Thursday, July 5th 2012, 7:00pm

Tuesday Night Talks at Pacific School of Religion
NOTE: This talk is on Thursday.

1798 Scenic Avenue, Berkeley, CA 94709

Reception 7 PM, Lecture 7:30 PM

Free and open to the public

The rich images and religious iconography created by artists in the Harlem Renaissance were a watershed for African-American aesthetics, pushing the struggle for political and social equality into a cultural movement that was deeply concerned with self-representation and spirituality. Artists like Aaron Douglas, Jacob Lawrence and others looked to both modernism and west-African folk traditions for creating new art that could be distinctly African and American. It is less well known how several key images that circulated in the Harlem Renaissance were made by a German  painter, Walter von Ruckteschell (1882-1941), based on his experience in colonial German East Africa  during WW I. This talk explores the fascinating transatlantic story of how African portraits and sketches by this German colonial army officer in present-day Tanzania ended up becoming seminal representations of the American “new negro” in the Harlem Renaissance.
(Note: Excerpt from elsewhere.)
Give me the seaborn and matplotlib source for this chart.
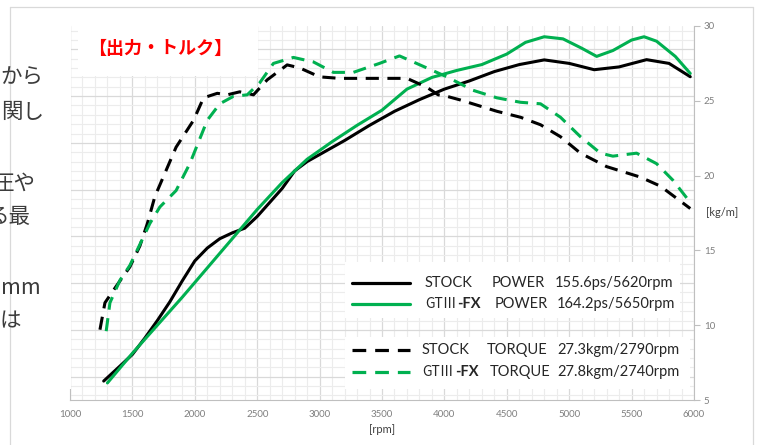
import matplotlib
matplotlib.use('Agg')
import matplotlib.pyplot as plt
from matplotlib.patches import Rectangle
from matplotlib.lines import Line2D
from matplotlib.ticker import MultipleLocator
import pandas as pd
import seaborn as sns

# --- datos ---
# potencia [ps] (eje izquierdo)
stock_power_rpm = [1270, 1400, 1500, 1600, 1700, 1800, 1900, 2000, 2100, 2200, 2300, 2400, 2500,
                   2600, 2700, 2800, 2900, 3000, 3200, 3400, 3600, 3800, 4000, 4200, 4400, 4600,
                   4800, 5000, 5200, 5400, 5620, 5800, 5970]
stock_power_ps = [18.1, 24.5, 29.5, 36.5, 44, 52, 61, 69.5, 75, 79, 81.5, 83.5, 88.5,
                  94.5, 100.5, 108, 112, 115, 121, 127.5, 133.5, 138.5, 143, 146.5, 150.5, 153.5,
                  155.5, 154, 151.3, 152.5, 155.6, 154, 148.3]
gt_power_rpm = [1300, 1500, 1700, 1900, 2100, 2300, 2500, 2700, 2900, 3100, 3300, 3500, 3700,
                3900, 4100, 4300, 4500, 4650, 4800, 4950, 5100, 5220, 5350, 5500, 5600, 5700,
                5850, 5970]
gt_power_ps = [17.3, 30, 42, 54, 66.5, 79, 91.5, 103, 113, 120.5, 127.5, 134, 143,
               148, 151, 153.5, 158, 163, 165.4, 164.5, 160.5, 157, 159.5, 164, 165.4, 163.5,
               157, 149.7]

# torque [kg/m] (eje derecho)
stock_torque_rpm = [1240, 1280, 1370, 1480, 1560, 1620, 1680, 1850, 1990, 2070, 2180, 2260, 2360,
                    2470, 2580, 2740, 2840, 3000, 3160, 3480, 3700, 3860, 3950, 4020, 4130, 4420,
                    4610, 4770, 4930, 5090, 5300, 5570, 5730, 5970]
stock_torque_kgm = [9.7, 11.5, 12.6, 13.9, 15.3, 16.8, 18.6, 21.9, 23.7, 25.2, 25.5, 25.4, 25.6,
                    25.4, 26.4, 27.4, 27.2, 26.6, 26.5, 26.5, 26.5, 25.9, 25.4, 25.3, 25.05, 24.3,
                    23.9, 23.4, 22.6, 21.5, 20.6, 19.9, 19.3, 17.8]
gt_torque_rpm = [1290, 1320, 1400, 1480, 1640, 1720, 1850, 1960, 2100, 2200, 2310, 2420, 2520,
                 2630, 2790, 2950, 3110, 3270, 3480, 3640, 3750, 4020, 4230, 4420, 4610, 4770,
                 4930, 5090, 5250, 5350, 5540, 5700, 5830, 5980]
gt_torque_kgm = [9.6, 11.5, 13.0, 14.0, 16.8, 17.9, 19.0, 20.8, 23.7, 24.8, 25.3, 25.4, 26.2,
                 27.5, 27.9, 27.6, 26.9, 26.9, 27.5, 28.0, 27.6, 26.6, 25.7, 25.2, 24.9, 24.8,
                 23.9, 22.6, 21.5, 21.3, 21.5, 20.8, 19.7, 18.1]

legend_car = ['STOCK', 'GTⅢ', 'STOCK', 'GTⅢ']
legend_kind = ['POWER', 'POWER', 'TORQUE', 'TORQUE']
legend_value = ['155.6ps/5620rpm', '164.2ps/5650rpm', '27.3kgm/2790rpm', '27.8kgm/2740rpm']

side_text = ['から', '関し', '圧や', 'る最', 'mm', 'は']

negro = '#000000'
verde = '#00B050'
gris = '#7f7f7f'

sns.set_style('white')
plt.rcParams['font.family'] = ['Lato', 'Noto Sans CJK JP', 'DejaVu Sans']

power_df = pd.concat([
    pd.DataFrame({'rpm': stock_power_rpm, 'val': stock_power_ps, 'car': 'STOCK'}),
    pd.DataFrame({'rpm': gt_power_rpm, 'val': gt_power_ps, 'car': 'GT'}),
])
torque_df = pd.concat([
    pd.DataFrame({'rpm': stock_torque_rpm, 'val': stock_torque_kgm, 'car': 'STOCK'}),
    pd.DataFrame({'rpm': gt_torque_rpm, 'val': gt_torque_kgm, 'car': 'GT'}),
])
paleta = {'STOCK': negro, 'GT': verde}

W, H = 762, 445
fig = plt.figure(figsize=(W / 100, H / 100), dpi=100)
ax = fig.add_axes([70 / W, 1 - 400 / H, 624 / W, 374 / H])


def fx(px):
    return px / W


def fy(py):
    return 1 - py / H


sns.lineplot(data=power_df, x='rpm', y='val', hue='car', palette=paleta, sort=False,
             estimator=None, lw=2.2, legend=False, ax=ax)
ax2 = ax.twinx()
sns.lineplot(data=torque_df, x='rpm', y='val', hue='car', palette=paleta, sort=False,
             estimator=None, lw=2.2, legend=False, ax=ax2)
for ln in ax2.lines:
    ln.set_linestyle((0, (4.3, 2.8)))

ax.set_xlim(1000, 6000)
ax.set_ylim(10, 170)
ax2.set_ylim(5, 30)
ax.xaxis.set_major_locator(MultipleLocator(500))
ax.xaxis.set_minor_locator(MultipleLocator(100))
ax.yaxis.set_major_locator(MultipleLocator(20))
ax.yaxis.set_minor_locator(MultipleLocator(4))
ax2.yaxis.set_major_locator(MultipleLocator(5))
ax.grid(which='major', color='#d9d9d9', lw=0.9)
ax.grid(which='minor', color='#ececec', lw=0.8)
ax.set_axisbelow(True)

for s in ['top', 'right']:
    ax.spines[s].set_visible(False)
for s in ['top', 'left', 'bottom']:
    ax2.spines[s].set_visible(False)
for s in ['left', 'bottom']:
    ax.spines[s].set_color('#bfbfbf')
ax2.spines['right'].set_color('#bfbfbf')

ax.tick_params(which='major', length=4, width=0.8, color='#bfbfbf', labelsize=7,
               labelcolor=gris, pad=3)
ax.tick_params(which='minor', length=0)
ax2.tick_params(which='major', length=4, width=0.8, color='#bfbfbf', labelsize=7,
                labelcolor=gris, pad=3)

ax.set_xlabel('[rpm]', fontsize=8, color='#404040', labelpad=4)
ax.set_ylabel('')
ax2.set_ylabel('[kg/m]', fontsize=8, color='#404040', rotation=0, ha='center', va='center')
ax2.yaxis.set_label_coords(1.045, 0.5)


def caja(x0, y0, x1, y1):
    fig.add_artist(Rectangle((fx(x0), fy(y1)), fx(x1) - fx(x0), fy(y0) - fy(y1),
                             transform=fig.transFigure, fc='white', ec='none', zorder=3))


def linea(x0, y0, x1, y1, **kw):
    fig.add_artist(Line2D([fx(x0), fx(x1)], [fy(y0), fy(y1)], transform=fig.transFigure,
                          zorder=4, **kw))


# marco de la diapositiva
linea(10, 7, 753, 7, color='#d9d9d9', lw=0.9)
linea(753, 7, 753, 445, color='#d9d9d9', lw=0.9)
linea(10, 7, 10, 445, color='#d9d9d9', lw=0.9)

# cuadros blancos (titulo, texto lateral, leyendas)
caja(78, 26, 258, 76)
caja(0, 18, 71, 389)
caja(345, 262, 680, 318)
caja(345, 337, 690, 389)

fig.text(fx(160), fy(48), '【出力・トルク】', color='#ff0000', fontsize=13, fontweight='bold',
         family=['Noto Sans CJK JP'], ha='center', va='center', zorder=5)

side_pos = [(0, 78), (1, 112), (-8, 184), (-12, 217), (1, 288), (0, 321)]
for txt, (px, py) in zip(side_text, side_pos):
    fig.text(fx(px), fy(py), txt, color='#3c3c3c', fontsize=15.5, family=['Noto Sans CJK JP'],
             ha='left', va='center', zorder=5)

# leyenda
row_y = [283, 304, 350, 372]
row_col = [negro, verde, negro, verde]
row_ls = ['-', '-', (0, (4.3, 2.8)), (0, (4.3, 2.8))]
car_x = [425, 425, 422, 422]
kind_x = [492, 495, 487, 490]
val_x = [555, 557, 557, 557]
renderer = fig.canvas.get_renderer()
for i in range(4):
    linea(352, row_y[i], 410, row_y[i], color=row_col[i], lw=2.3, ls=row_ls[i])
    if legend_car[i] == 'STOCK':
        fig.text(fx(car_x[i]), fy(row_y[i]), legend_car[i], fontsize=10.5, color='#262626',
                 va='center', zorder=5)
    else:
        t = fig.text(fx(car_x[i]), fy(row_y[i]), legend_car[i], fontsize=10, color='#262626',
                     family=['Noto Sans CJK JP'], va='center', zorder=5)
        x_end = t.get_window_extent(renderer).x1
        fig.text(x_end / W + fx(1), fy(row_y[i]), '-FX', fontsize=10.5, color='#262626',
                 fontweight='bold', va='center', zorder=5)
    fig.text(fx(kind_x[i]), fy(row_y[i]), legend_kind[i], fontsize=10.5, color='#262626',
             va='center', zorder=5)
    fig.text(fx(val_x[i]), fy(row_y[i]), legend_value[i], fontsize=10.5, color='#262626',
             va='center', zorder=5)

fig.savefig('out.png', dpi=100)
Co-sponsored by the Art & Religion Ph.D. Program at the Graduate Theological Union and CARE (the Center for Arts, Religion, and Education).

Peter Schneck holds the Chair (professorship) for American Literature and Culture at the University of Osnabrueck in Germany, where he currently directs the International Summer Institute on Law, Language, and Culture. He has published widely on American literature, visual and legal culture, including the recent Rhetoric and Evidence: Legal Conflict and Literary Representation in U.S American Culture. As the former president of the German Association for American Studies, he has lectured throughout Europe and the United States on topics that range from multiculturalism and indigenous literatures in Canada, to Don DeLillo and postmodern spirituality, to theories of visual culture and mediatization. He is also co-editor of Philologie im Netz, one of Germany’s oldest  online journal for humanities scholarship. He is presently a visiting research fellow at the University of California, Irvine.